Will the FSD Computer make my car fully autonomous?
Not yet. All Tesla cars require active driver supervision and are not autonomous. With the FSD Computer, we expect to achieve a new level of autonomy as we gain billions of miles of experience using our features. The activation and use of these features are dependent on achieving reliability far in excess of human drivers, as well as regulatory approval, which may take longer in some jurisdictions.
 
I was thinking about how wheel torque driver monitoring isn't feasible for automatic driving on city streets/city NOA given the large turning degree required. How is a driver supposed to keep their hands on the wheel during a 90 deg right hand turn? Is there going to be an alert before any large degree turning actions "Comin' in hot, hands off!"

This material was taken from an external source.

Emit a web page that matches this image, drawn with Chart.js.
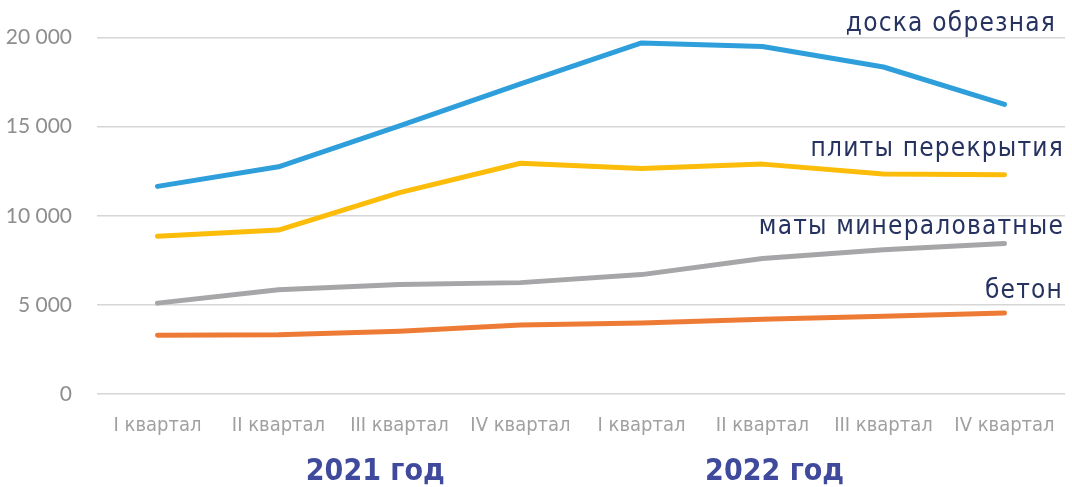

Consider the case of a driver coming up to a tight 90 deg intersection turn while holding the wheel and not paying attention. Autosteer starts to turn the wheel, driver isn't paying attention and disengages autosteer midturn. Driver refocuses and says oh *** and tries to correct. Highway wheel torque monitoring is pretty straight forward since the wheel degree doesn't go past +/- 45 deg.
 
I was thinking about how wheel torque driver monitoring isn't feasible for automatic driving on city streets/city NOA given the large turning degree required. How is a driver supposed to keep their hands on the wheel during a 90 deg right hand turn? Is there going to be an alert before any large degree turning actions "Comin' in hot, hands off!"
Consider the case of a driver coming up to a tight 90 deg intersection turn while holding the wheel and not paying attention. Autosteer starts to turn the wheel, driver isn't paying attention and disengages autosteer midturn. Driver refocuses and says oh *** and tries to correct. Highway wheel torque monitoring is pretty straight forward since the wheel degree doesn't go past +/- 45 deg.
Accidentally disengaging in the inside lane at the start of a double right hand turn would definitely be something you'd want to avoid. On the other hand what's the alternative? Are you really going to be able grab the wheel in time to avoid hitting a car that's only a couple feet away?